Private airport operators are expected to experience a 30% increase in their revenues according to a recent study conducted by CRISIL Ratings. This surge is attributed to an anticipated 10% rise in passenger traffic, built upon the strong base of FY24. Moreover, the increase will be bolstered by tariff hikes linked to capital expenditure and an uptick in non-aeronautical revenue per passenger.

“The rising revenue will restore the cushion for debt servicing to around 1.4 times, taking it back to the level last seen before the Covid-19 pandemic. Airports had dipped into their cash reserve to service debt during this period,” it states.

The study focused on 10 private airports, which collectively account for approximately 60% of the total passenger traffic in FY24. Ankit Hakhu, director at CRISIL Ratings, highlighted that this growth trend is expected to continue in fiscal year 2025, with passenger traffic exceeding 415 million.

Hakhu says, “Taking off from the strong base of last fiscal, passenger traffic growth will continue its momentum in fiscal 2025 and rise more than 10% to over 415 million. Continuing economic growth, opening of more airports and improving regional connectivity are providing the tailwinds necessary for domestic traffic growth.”

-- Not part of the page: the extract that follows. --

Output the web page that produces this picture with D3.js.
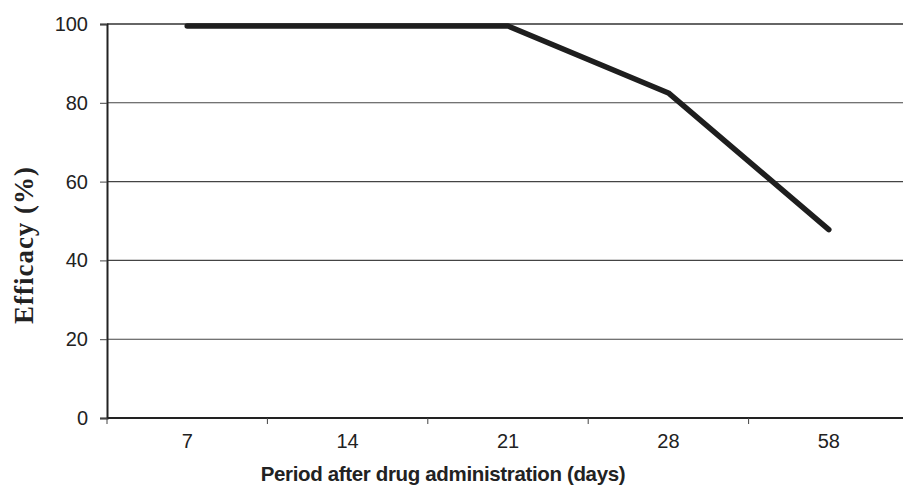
<!DOCTYPE html>
<html><head><meta charset="utf-8">
<script src="https://cdn.jsdelivr.net/npm/d3@7"></script>
<style>body{margin:0;background:#fff}svg{display:block}</style>
</head><body><svg width="903" height="486"></svg>
<script>
const categories = ["7", "14", "21", "28", "58"];
const efficacy = [99.5, 99.5, 99.5, 82.5, 47.8];
const yTicks = [0, 20, 40, 60, 80, 100];

(function () {
const svg = d3.select("svg");
const mLeft = 107, mRight = 909, mTop = 24, mBottom = 418;
const x = d3.scaleBand().domain(categories).range([mLeft, mRight]);
const y = d3.scaleLinear().domain([0, 100]).range([mBottom, mTop]);

// gridlines
svg.append("g").selectAll("line").data(yTicks.filter(d => d > 0)).join("line")
  .attr("x1", mLeft).attr("x2", 903)
  .attr("y1", d => y(d)).attr("y2", d => y(d))
  .attr("stroke", d => d === 100 ? "#333" : "#444")
  .attr("stroke-width", d => d === 100 ? 1.6 : 1.1);

// y axis
const ya = svg.append("g").attr("transform", `translate(${mLeft},0)`)
  .call(d3.axisLeft(y).tickValues(yTicks).tickSize(7).tickPadding(12));
ya.select(".domain").attr("stroke", "#222").attr("stroke-width", 2);
ya.selectAll(".tick line").attr("stroke", "#444");
ya.selectAll("text").attr("font-family", "Liberation Sans, Arial, sans-serif")
  .attr("font-size", 20).attr("fill", "#222");

// x axis
const xa = svg.append("g").attr("transform", `translate(0,${mBottom})`)
  .call(d3.axisBottom(x).tickSize(0).tickPadding(16));
xa.select(".domain").remove();
xa.selectAll("text").attr("font-family", "Liberation Sans, Arial, sans-serif")
  .attr("font-size", 20).attr("fill", "#222");
svg.append("line").attr("x1", mLeft).attr("x2", 903).attr("y1", mBottom).attr("y2", mBottom)
  .attr("stroke", "#222").attr("stroke-width", 2);
svg.append("g").selectAll("line").data(categories).join("line")
  .attr("x1", d => x(d)).attr("x2", d => x(d))
  .attr("y1", mBottom).attr("y2", mBottom + 6)
  .attr("stroke", "#444").attr("stroke-width", 1);

// line
const line = d3.line().x((d, i) => x(categories[i]) + x.bandwidth() / 2).y(d => y(d));
svg.append("path").datum(efficacy).attr("d", line)
  .attr("fill", "none").attr("stroke", "#1e1e1e").attr("stroke-width", 5.5)
  .attr("stroke-linejoin", "round").attr("stroke-linecap", "round");

// axis titles
svg.append("text").attr("x", 443).attr("y", 481).attr("text-anchor", "middle")
  .attr("font-family", "Liberation Sans, Arial, sans-serif").attr("font-weight", "bold")
  .attr("font-size", 20.5).attr("letter-spacing", -0.35).attr("fill", "#222")
  .text("Period after drug administration (days)");
svg.append("text").attr("transform", "translate(33,245) rotate(-90)").attr("text-anchor", "middle")
  .attr("font-family", "Liberation Serif, Times New Roman, serif").attr("font-weight", "bold")
  .attr("font-size", 27).attr("letter-spacing", 1).attr("fill", "#222")
  .text("Efficacy (%)");
})();
</script></body></html>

On the international front, factors such as increasing business travel, relaxed visa requirements for destinations like Malaysia and Vietnam, streamlined visa application processes for Western Europe, and improved connectivity to Western and Southeast Asia are contributing positively to the sector.

Approximately two-thirds of the revenue growth for airports is anticipated to originate from aeronautical sources, which include fees from passengers, airlines, and cargo operators. This prediction stems from the fact that nearly half of the airports examined in the CRISIL Ratings study are set to implement a predetermined 25% average increase in their aeronautical tariffs. This growth is supported by regulated aeronautical tariffs that allow airports to manage their debt obligations and generate returns.

Additionally, non-aeronautical sources, such as retail, food and beverage, real estate leasing, and advertising, are expected to contribute to the remaining one-third of revenue growth.

Varun Marwaha, associate director at CRISIL Ratings, says, “The recovery in the revenue growth trajectory — after three years of decline led by the pandemic— comes at the right time to support the increasing debt obligations of private airport operators arising from the significant expansion during the pandemic period. With the projected increase in revenue, the debt cover of operators is expected to recover to 1.4 times, a level last seen before the pandemic between fiscals 2018 and 2020.”

The projections remain sensitive to factors that can hamper air traffic growth such as a material worsening in aircraft availability, it adds.